In the late 1980s four farmers started Timeless Seeds, a company that for a while sold to Trader Joe’s and Whole Foods. Carlisle found the main characters for her book among those pioneers of what she came to call the Lentil Underground. They drove her around their land in pick-ups and tractors and let her watch as they planted and organized—and fretted over finances, the weather, sales and how to nurture their crops. They told stories about their families and invited her into their homes.
Back in Berkeley, Carlisle approached Michael Pollan, the best-selling food author and also a professor at the Graduate School of Journalism, to learn about writing. His classes are always full and he is used to turning students away. She was persistent, but “in the nicest way,” he says. So he made room for her.
As a native Montanan, she had an insider’s perspective and a sense of agrarian roots. She knew that Montana was not known as a hotbed of progressive thought, but she wanted to show it had its own grassroots movement, born of necessity.
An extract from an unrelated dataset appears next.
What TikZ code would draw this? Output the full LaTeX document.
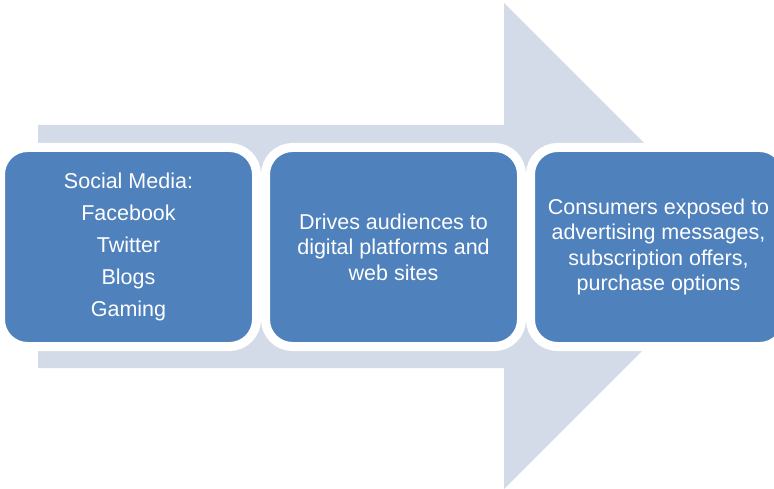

“She knows how to talk to these people, perhaps in a way a food journalist from the coast might not have,” says Pollan, who allowed her to take his class a second time as she wrote and rewrote. “She understands the sociology of these farmers. They are conservative, from a place where you get a lot of grief if you differ from what others are doing, and these guys found one another.”
The book addressed what he considers an important question for the food movement: how to show that organics and sustainable farming can work in the farm belt.
When she goes on tour to promote the book, David Oein, the farmer who went to the University of Chicago and then convinced his skeptical father to let him install solar power, grow “oddball” crops and ditch chemical fertilizer, will travel with her. In fact, 25 farmers and their family members will come to a book party on February 5 in Berkeley. The event, free and open to the public, will be held at the Graduate School of Journalism, beginning at 6:30, with a reception following the includes what else?—a lentil and heritage grain tasting.
In a recent op-ed for The New York Times, Carlisle argued that the organic movement should embrace products that are not grown locally because transporting them makes up only a fraction of their carbon footprint. Most of that is created by use of chemical fertilizers. She urges politically correct foodies to support organic farmers from the heartland. Doing so, she says, is key to supporting an overhaul of the food system.
Pollan says she has documented an important story, one that is a microcosm of something larger.
And, he adds, “It might just make people eat lentils.”